Talin viridia at gmail.com
Fri Jul 1 11:05:44 PDT 2011


So I've been using LLVM for about 4 years now, and I've posted a lot on this
list about specific issues. What I would like to do is step back for a
moment and give my "big picture" assessment of LLVM overall, particularly
with respect to developing a "managed" language like Java / C# or my own
language, Tart.

Obviously, I feel that LLVM is the best choice out there, otherwise I would
of switched to using other alternatives long ago. At the same time, however,
I've observed that the great majority of experimental languages - Groovy,
Scala, and many others - are built on top of the Java virtual machine, which
seems to be the platform of choice for language experimenters. In a similar
vein, if you spend any time studying the academic research on garbage
collection algorithms, you'll see that the JVM also appears to be the
platform of choice here as well.

One question to ask is, what factors would weigh heavily in the decision to
choose the JVM over LLVM when implementing a managed language? On the
positive side, LLVM's mature and simple APIs make it a breeze to manipulate
types and functions, and it's modular architecture means I can use the parts
I want without being forced to use parts I don't need. And the ability to go
straight to machine code means that I don't need to ship a complex virtual
machine with my executables.

I would also like to list the areas where I *don't need help* from LLVM -
that is, these are things I can easily handle myself in the frontend:

   - Dynamic dispatch and virtual methods / multi-methods
   - Boxing and unboxing of value types
   - Reflection
   - Memory management

I mention these items for two reasons: First, because these are services
that *would* be provided by a JVM, and I want people to know that the lack
of these items in LLVM does not in any way count as a detriment. And
secondly, because I've occasionally heard people on this list ask for
features like these, and I think it would be a waste of time to spend effort
implementing something that the frontend can easily handle.

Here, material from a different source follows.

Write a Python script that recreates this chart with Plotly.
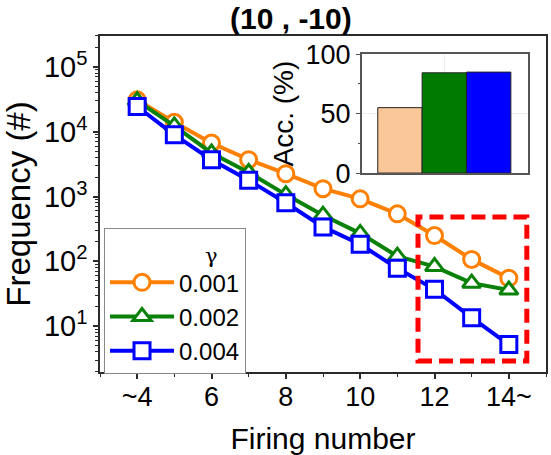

Next, I want to list the areas where I think LLVM is lacking:

The first issue is more of a community-related one, which is that IMHO LLVM
doesn't have a lot of forward momentum in the experimental languages space.
The vast majority of contributions to the LLVM code base fall into three
categories: Clang-related work, ports to new backends, and optimization
research. Parts of LLVM which don't fall into these categories - like
garbage collection for example - tend to languish.

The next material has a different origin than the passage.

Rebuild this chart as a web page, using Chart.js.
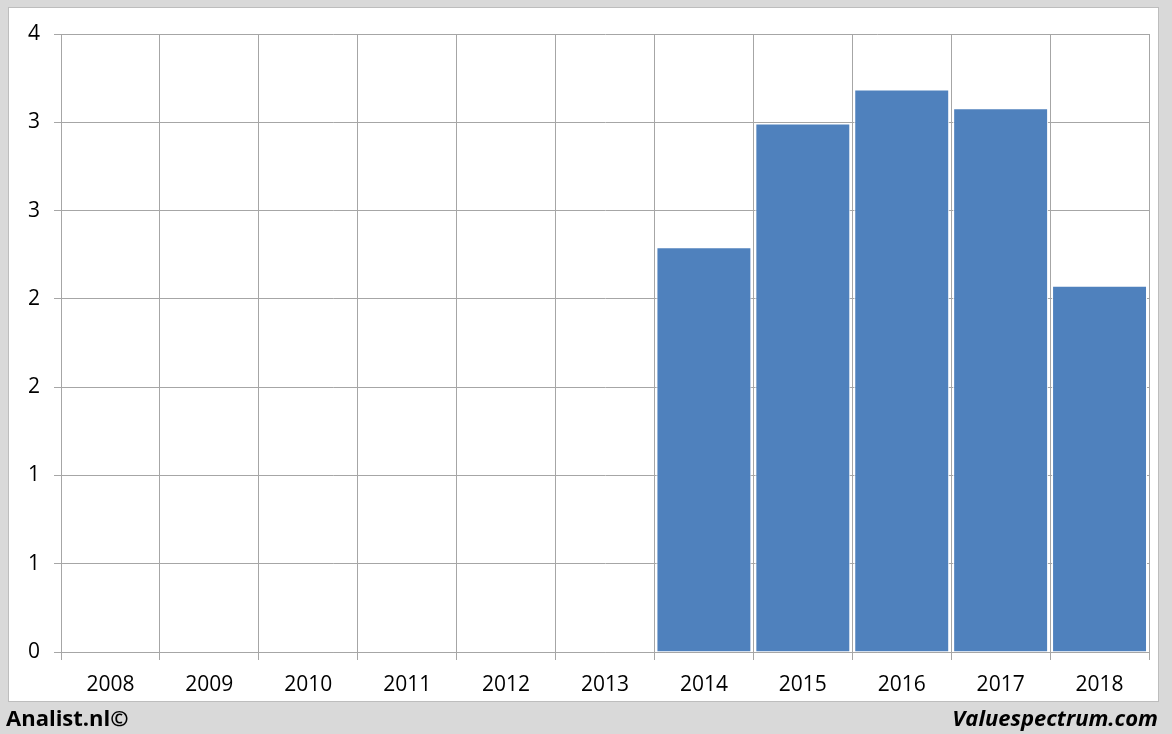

Note that this is not a criticism, but merely an observation - if it were a
criticism I'd have to blame myself as much as anyone else. There are good
reasons why things are as they are - the few people like myself who are
working on non-C-like languages generally don't have the energy to both work
on their front ends and at the same time do any serious amount of work on
the LLVM infrastructure. (You all saw what happened with the union types
fiasco - I contributed all of the front-end parts for declaring and
serializing unions, in the hopes that someone more knowledgeable would pick
up the effort of implementing them on the code generation side - but that
never happened and the feature got removed after six months of no progress.)

I think that LLVM's best hope in this department is that one of these
experimental languages becomes popular enough to attract a serious
contributor base of it's own, and that some of that effort can bleed off
into improving LLVM. Some of that was actually starting to happen in the
case of unladen-swallow, before that project was shut down.

The rest of my issues are more specific:

*Garbage collection is still way too difficult*. The biggest problem is the
inability to track SSA values - it requires the frontend to generate very
inefficient and error-prone code, manually spilling SSA values to the stack
around nearly every function call. I've written proposals for improving the
situation, which I won't repeat here - but realistically there's no way that
I am ever going to have time learn to enough about LLVM's code generation
passes to implement something like this myself.

Another area which I'd like to see supported is stack walking - that is,
starting from the current call frame, iterate through all of the call frames
above it. Currently the only way to do this is via platform-specific
assembly language - I'd think it would be relatively simple to make an
intrinsic that does this. (Note that the current stack intrinsics are
unusable, because they are (a) unreliable, and (b) inefficient. Taking an
integer index of a stack frame as a parameter is not the right way to do
it.)

I have to say, if there's any single issue that could make me give up on
LLVM and switch over to using something like a JVM, it would be this -
because as far as I can tell, LLVM's garbage collection features are in
exactly the same state they were in when I started working with LLVM four
years ago.

*Generating debug info* is another area which is very hard to use. The new
DIBuilder class was a significant improvement, but the whole area is still
very complex, it's extremely easy to make mistakes and then spend days or
weeks trying to figure out what went wrong - there's no type safety or
validation that can prevent you from making such mistakes. Over the last 4
years I've spent many man-months of time wrestling with DWARF.

(One also wonders if DWARF is even the right answer. Especially compared to
the JVM - the Java debuggers are able to derive much of their information
from the reflection and class metadata that's already there in the class
files, so from that perspective DWARF adds a huge amount of overhead.)

*Platform ABI limitations* - Currently LLVM requires the frontend developer
to know quite a lot about the platform ABI - for example whether you are
allowed to pass a struct of a certain size as a value type rather than as a
reference. The thing is, experimental languages like mine generally don't
care so much about ABI compatibility - sure, we'd like to be able to call C
library functions once in a while (and we don't mind doing the extra work in
those cases), but most of the time we just want to pass a data type around
and expect it to work. Requiring the use of different techniques on
different platforms makes the situation considerably more complex.

*Light-weight coroutines* would be a "nice to have", as would better
*concurrency
primitives*. These are things I could do on my own, but it would be better,
I think, to have them in LLVM - because in my view of the world, anything
that requires lots of architecture-specific knowledge ideally belongs on the
LLVM side of the line.

There's been a lot of discussion about divide-by-zero errors and other
*non-declared
exceptions*. Having this available would be a great help.

*Named structure types* - as per Chris's proposal - would be a major
simplification, as it would allow declaration of pointer fields without
having to import the code that defines the structure of the thing that the
pointer is pointing to.

Anyway that's pretty much my list of big-ticket items. As you can see,
anyone who cares about these issues would have to think very hard before
choosing LLVM over the JVM as an implementation platform.